Thankfully, Keel's agony was brief. Within two weeks of returning to the U.S., she had hip replacement surgery, spending just one night in the hospital. She was able to return to work using a cane in about three weeks.
Keel's experience is getting more common. Every year upward of 400,000 people in the U.S. have total or partial hip joint replacement, and another 600,000-plus get new knees, according to the American Academy of Orthopaedic Surgeons. These operations give them blessed relief from pain and, sometimes, a new lease on life.
"People are healthier later in life,” says Neil Cobelli, M.D., chair of orthopedic surgery at the Montefiore Health System in New York City. “They're living more active lifestyles for longer, so they don't want to be held back.” Cobelli predicts that 3 million joint replacement surgeries will be performed annually by the year 2030.
Outcomes for joint replacement are better than ever, thanks to more durable prostheses — the metal, ceramic and plastic components that replace the damaged parts of a joint. Most patients today can expect their implants to last 20 years or more.
But the real breakthroughs are taking place outside the OR. “What's changed more than anything is how we manage everything around the surgery — the anesthesia, postoperative pain and blood loss — rather than the actual procedure itself,” says Claudette M. Lajam, M.D., associate professor of orthopedics at NYU Langone Health and spokesperson for the American Academy of Orthopaedic Surgeons. “That's what allows us to get our patients out of the hospital quickly.”
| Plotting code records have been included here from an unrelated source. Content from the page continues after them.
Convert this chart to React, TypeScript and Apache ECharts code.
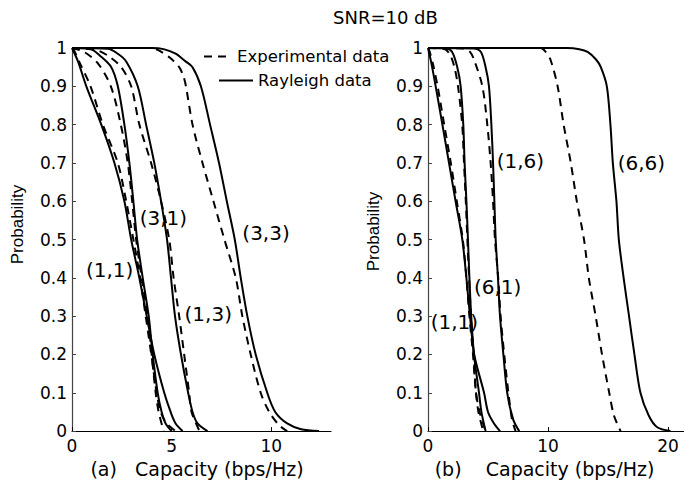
import React, { useEffect, useRef } from 'react';
import * as echarts from 'echarts';

// ---- data (x = capacity in bps/Hz, y = probability) ----
const xTicksA = [0, 5, 10];
const xTicksB = [0, 10, 20];

// (a) panel
const a11Ray = [[0, 1], [0.3, 0.965], [0.72, 0.9], [1.47, 0.8], [2.13, 0.7], [2.63, 0.6], [2.97, 0.5], [3.38, 0.4], [3.75, 0.3], [4.13, 0.2], [4.63, 0.1], [4.95, 0.05], [5.2, 0.02], [5.55, 0]];
const a11Exp = [[0.05, 1], [0.4, 0.96], [0.93, 0.9], [1.55, 0.8], [2.3, 0.7], [2.72, 0.6], [3.08, 0.5], [3.42, 0.4], [3.7, 0.3], [3.98, 0.2], [4.25, 0.1], [4.45, 0.05], [4.75, 0.02], [5.2, 0]];
const a31Ray = [[0, 1], [0.9, 0.998], [1.4, 0.98], [1.97, 0.95], [2.3, 0.9], [2.63, 0.8], [2.88, 0.7], [3.08, 0.6], [3.27, 0.5], [3.55, 0.4], [3.85, 0.3], [4.05, 0.2], [4.3, 0.1], [4.5, 0.05], [4.7, 0.02], [5.0, 0]];
const a31Exp = [[0, 1], [0.6, 0.99], [1.3, 0.96], [1.95, 0.9], [2.45, 0.8], [2.8, 0.7], [3.02, 0.6], [3.22, 0.5], [3.5, 0.4], [3.8, 0.3], [4.0, 0.2], [4.2, 0.1], [4.35, 0.05], [4.6, 0]];
const a13Ray = [[0, 1], [1.8, 0.998], [2.3, 0.985], [2.72, 0.965], [3.3, 0.9], [3.72, 0.8], [4.13, 0.7], [4.47, 0.6], [4.77, 0.5], [4.97, 0.4], [5.17, 0.3], [5.47, 0.2], [5.83, 0.1], [6.05, 0.05], [6.3, 0.02], [6.8, 0]];
const a13Exp = [[0, 1], [1.2, 0.995], [1.8, 0.98], [2.47, 0.95], [2.97, 0.9], [3.38, 0.8], [3.97, 0.7], [4.47, 0.6], [4.88, 0.5], [5.1, 0.4], [5.38, 0.3], [5.63, 0.2], [5.88, 0.1], [6.0, 0.05], [6.4, 0]];
const a33Ray = [[0, 1], [4.0, 1], [4.6, 0.997], [5.2, 0.985], [5.7, 0.965], [6.05, 0.95], [6.47, 0.9], [6.93, 0.8], [7.38, 0.7], [7.77, 0.6], [8.17, 0.5], [8.47, 0.4], [8.8, 0.3], [9.22, 0.2], [9.8, 0.1], [10.2, 0.05], [10.8, 0.02], [11.5, 0.005], [12.4, 0]];
const a33Exp = [[0, 1], [3.8, 1], [4.3, 0.995], [4.9, 0.975], [5.38, 0.95], [5.6, 0.925], [5.72, 0.9], [6.05, 0.8], [6.55, 0.7], [7.1, 0.6], [7.65, 0.5], [8.22, 0.4], [8.55, 0.3], [8.97, 0.2], [9.47, 0.1], [9.9, 0.05], [10.4, 0.015], [10.8, 0]];

// (b) panel
const b11Ray = [[0, 1], [0.25, 0.965], [0.64, 0.9], [1.2, 0.8], [1.75, 0.7], [2.3, 0.6], [2.86, 0.5], [3.2, 0.4], [3.5, 0.3], [3.85, 0.2], [4.67, 0.1], [5.0, 0.05], [5.5, 0.02], [6.0, 0]];
const b11Exp = [[0.05, 1], [0.4, 0.96], [0.8, 0.9], [1.35, 0.8], [1.9, 0.7], [2.4, 0.6], [2.9, 0.5], [3.2, 0.4], [3.45, 0.3], [3.75, 0.2], [4.0, 0.1], [4.3, 0.05], [4.8, 0]];
const b61Ray = [[0, 1], [1.5, 0.999], [2.0, 0.99], [2.44, 0.95], [2.72, 0.9], [2.94, 0.8], [3.05, 0.7], [3.2, 0.6], [3.33, 0.5], [3.45, 0.4], [3.6, 0.3], [3.83, 0.2], [4.25, 0.1], [4.45, 0.05], [4.8, 0]];
const b61Exp = [[0, 1], [1.3, 0.998], [1.8, 0.985], [2.2, 0.95], [2.5, 0.9], [2.85, 0.8], [3.0, 0.7], [3.15, 0.6], [3.28, 0.5], [3.42, 0.4], [3.58, 0.3], [3.8, 0.2], [4.0, 0.1], [4.2, 0.05], [4.6, 0]];
const b16Ray = [[0, 1], [3.8, 0.999], [4.4, 0.99], [4.8, 0.95], [5.08, 0.9], [5.28, 0.8], [5.42, 0.7], [5.53, 0.6], [5.64, 0.5], [5.83, 0.4], [6.0, 0.3], [6.28, 0.2], [6.6, 0.1], [7.1, 0.03], [7.6, 0]];
const b16Exp = [[0, 1], [3.0, 0.999], [3.5, 0.99], [3.83, 0.97], [4.53, 0.9], [4.94, 0.8], [5.22, 0.7], [5.42, 0.6], [5.58, 0.5], [5.85, 0.4], [6.05, 0.3], [6.35, 0.2], [6.7, 0.1], [7.0, 0.03], [7.3, 0]];
const b66Ray = [[0, 1], [11.6, 1], [12.6, 0.997], [13.3, 0.99], [14.0, 0.97], [14.4, 0.95], [14.9, 0.9], [15.2, 0.8], [15.4, 0.7], [15.7, 0.6], [15.9, 0.5], [16.3, 0.4], [16.75, 0.3], [17.2, 0.2], [17.7, 0.1], [18.4, 0.04], [19.1, 0.01], [20.2, 0]];
const b66Exp = [[0, 1], [9.4, 1], [9.8, 0.99], [10.2, 0.97], [10.8, 0.9], [11.3, 0.8], [11.9, 0.7], [12.4, 0.6], [13.0, 0.5], [13.4, 0.4], [13.97, 0.3], [14.5, 0.2], [15.1, 0.1], [15.5, 0.04], [16.05, 0]];

// curve annotations: [x, probability, text]
const labelsA = [[3.4, 0.557, '(3,1)'], [8.55, 0.518, '(3,3)'], [0.7, 0.42, '(1,1)'], [5.65, 0.305, '(1,3)']];
const labelsB = [[5.72, 0.704, '(1,6)'], [15.8, 0.7, '(6,6)'], [3.83, 0.376, '(6,1)'], [0.22, 0.285, '(1,1)']];

const EXP = 'Experimental data';
const RAY = 'Rayleigh data';
const FONT = 'DejaVu Sans';

export default function App() {
  const ref = useRef<HTMLDivElement>(null);
  useEffect(() => {
    if (!ref.current) return;
    const chart = echarts.init(ref.current, null, { renderer: 'svg' });

    const line = (name: string, data: number[][], dashed: boolean, idx: number) => ({
      type: 'line',
      name,
      data,
      xAxisIndex: idx,
      yAxisIndex: idx,
      showSymbol: false,
      symbol: 'none',
      smooth: 0.3,
      silent: true,
      lineStyle: { color: '#000', width: 2, type: dashed ? [8, 6] : 'solid' },
      itemStyle: { color: '#000' },
      emphasis: { disabled: true },
      z: dashed ? 3 : 2,
    });

    const labels = (data: any[], idx: number) => ({
      type: 'scatter',
      data,
      xAxisIndex: idx,
      yAxisIndex: idx,
      symbolSize: 0,
      silent: true,
      z: 5,
      itemStyle: { color: '#000', opacity: 1 },
      label: {
        show: true,
        position: 'right',
        distance: 0,
        formatter: (p: any) => p.value[2],
        fontFamily: FONT,
        fontSize: 20,
        color: '#000',
        opacity: 1,
      },
    });

    const xAxisBase = (gi: number, max: number, interval: number, ticks: number[], nm: string, pad: number[]) => ({
      type: 'value',
      gridIndex: gi,
      min: 0,
      max,
      interval,
      name: nm,
      nameLocation: 'middle',
      nameGap: 23,
      nameTextStyle: { fontFamily: FONT, fontSize: 19, color: '#000', padding: pad },
      axisLine: { show: true, lineStyle: { color: '#000', width: 1.2 } },
      axisTick: { show: true, inside: true, length: 4, customValues: ticks, lineStyle: { color: '#000' } },
      axisLabel: {
        customValues: ticks,
        margin: 6,
        fontFamily: FONT,
        fontSize: 17,
        color: '#000',
        formatter: (v: number) => (ticks.indexOf(v) >= 0 ? String(v) : ''),
      },
      splitLine: { show: false },
    });

    const yAxisBase = (gi: number, pad: number[]) => ({
      type: 'value',
      gridIndex: gi,
      min: 0,
      max: 1,
      interval: 0.1,
      name: 'Probability',
      nameLocation: 'middle',
      nameRotate: 90,
      nameGap: 46,
      nameTextStyle: { fontFamily: 'Liberation Sans', fontSize: 17, color: '#000', padding: pad },
      axisLine: { show: true, lineStyle: { color: '#444', width: 1.2 } },
      axisTick: { show: true, inside: true, length: 4, lineStyle: { color: '#444' } },
      axisLabel: { margin: 5, fontFamily: FONT, fontSize: 17, color: '#000' },
      splitLine: { show: false },
    });

    const legendText = { fontFamily: FONT, fontSize: 16.5, color: '#000' };

    chart.setOption({
      animation: false,
      backgroundColor: '#fff',
      title: {
        text: 'SNR=10 dB',
        left: 333,
        top: 8,
        padding: 0,
        textStyle: { fontFamily: FONT, fontSize: 18, fontWeight: 'normal', color: '#000' },
      },
      legend: [
        { data: [EXP], left: 203, top: 48, padding: 0, itemWidth: 28, itemHeight: 14, selectedMode: false, itemStyle: { opacity: 0 }, textStyle: legendText },
        { data: [RAY], left: 218, top: 72, padding: 0, itemWidth: 34, itemHeight: 14, selectedMode: false, itemStyle: { opacity: 0 }, textStyle: legendText },
      ],
      grid: [
        { left: 72, top: 48, width: 259, height: 384 },
        { left: 428, top: 48, width: 256, height: 384 },
      ],
      xAxis: [
        xAxisBase(0, 13, 5, xTicksA, '(a)\u00a0\u00a0\u00a0Capacity (bps/Hz)', [0, 9, 0, 0]),
        xAxisBase(1, 21.33, 10, xTicksB, '(b)\u00a0\u00a0\u00a0\u00a0Capacity (bps/Hz)', [0, 23, 0, 0]),
      ],
      yAxis: [yAxisBase(0, [0, 0, 0, 30]), yAxisBase(1, [0, 0, 0, 16])],
      series: [
        line(EXP, a11Exp, true, 0),
        line(RAY, a11Ray, false, 0),
        line(EXP, a31Exp, true, 0),
        line(RAY, a31Ray, false, 0),
        line(EXP, a13Exp, true, 0),
        line(RAY, a13Ray, false, 0),
        line(EXP, a33Exp, true, 0),
        line(RAY, a33Ray, false, 0),
        line(EXP, b11Exp, true, 1),
        line(RAY, b11Ray, false, 1),
        line(EXP, b61Exp, true, 1),
        line(RAY, b61Ray, false, 1),
        line(EXP, b16Exp, true, 1),
        line(RAY, b16Ray, false, 1),
        line(EXP, b66Exp, true, 1),
        line(RAY, b66Ray, false, 1),
        labels(labelsA, 0),
        labels(labelsB, 1),
      ],
    });
    return () => chart.dispose();
  }, []);

  return <div ref={ref} style={{ position: 'fixed', left: 0, top: 0, width: 684, height: 483, background: '#fff' }} />;
}
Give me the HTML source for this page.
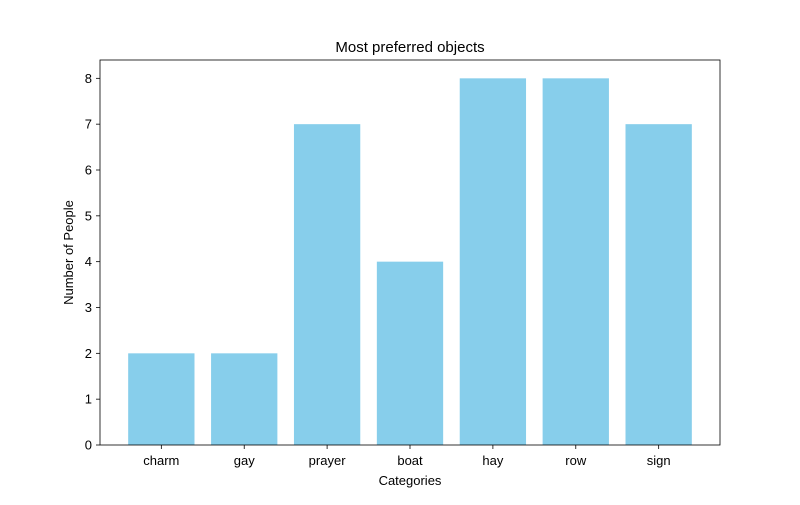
<!DOCTYPE html>
<html><head><meta charset="utf-8"><style>
body{margin:0;background:#fff;}
svg text{font-family:"Liberation Sans","DejaVu Sans",sans-serif;fill:#000;}
</style></head><body>
<svg id="chart" width="800" height="500" xmlns="http://www.w3.org/2000/svg">
<rect x="0" y="0" width="800" height="500" fill="#fff"/>
<text x="410" y="52" font-size="15" text-anchor="middle">Most preferred objects</text>
<text x="410" y="485" font-size="13" text-anchor="middle">Categories</text>
<text x="0" y="0" font-size="13" text-anchor="middle" transform="translate(73,252.5) rotate(-90)">Number of People</text>
<g id="bars"></g>
<g id="axes"></g>
</svg>
<script>
const categories = ["charm","gay","prayer","boat","hay","row","sign"];
const values = [2,2,7,4,8,8,7];
const yTicks = [0,1,2,3,4,5,6,7,8];

const L=100,R=720,T=60,B=445;
const yMax=8.4;
const xMin=-0.74,xMax=6.74;
const xs=i=>L+(i-xMin)/(xMax-xMin)*(R-L);
const ys=v=>B-v/yMax*(B-T);
const NS="http://www.w3.org/2000/svg";
function mk(tag,attrs,parent){const e=document.createElementNS(NS,tag);for(const k in attrs)e.setAttribute(k,attrs[k]);parent.appendChild(e);return e;}
const bars=document.getElementById('bars'),axes=document.getElementById('axes');
const bw=0.8*(R-L)/(xMax-xMin);
values.forEach((v,i)=>{
  const r=mk('rect',{x:xs(i)-bw/2,y:ys(v),width:bw,height:B-ys(v),fill:'#87ceeb'},bars);
  
  
  const t=mk('line',{x1:xs(i),x2:xs(i),y1:B,y2:B+4,stroke:'#000','stroke-width':0.8},axes);
  
  
  const lb=mk('text',{x:xs(i),y:B+20,'font-size':13,'text-anchor':'middle'},axes);
  lb.textContent=categories[i];
  
  
});
yTicks.forEach(v=>{
  const t=mk('line',{x1:L-4,x2:L,y1:ys(v),y2:ys(v),stroke:'#000','stroke-width':0.8},axes);
  
  
  const lb=mk('text',{x:L-8,y:ys(v)+4.5,'font-size':13,'text-anchor':'end'},axes);
  lb.textContent=v;
  
  
});
const frame=mk('rect',{x:L,y:T,width:R-L,height:B-T,fill:'none',stroke:'#000','stroke-width':0.8},axes);


</script>
</body></html>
Patients now receive drugs that keep blood loss to a minimum, reducing the need for a transfusion. Nerve blocks and spinal anesthetic numb patients’ limbs and avoid the risks and complications that can happen with general anesthesia. Physicians are also relying less on opioids, which can slow recovery, instead using nonnarcotic painkillers, nerve agents and muscle relaxants to knock back patients’ pain.
"This helps patients wake up a lot quicker,” explains P. Maxwell Courtney, an orthopedic surgeon at Thomas Jefferson University Hospital and Rothman Orthopaedic Institute in Philadelphia. “It helps them get up and participate in physical therapy the same day that they have surgery, and the data shows that it's a lot safer in terms of medical complications.”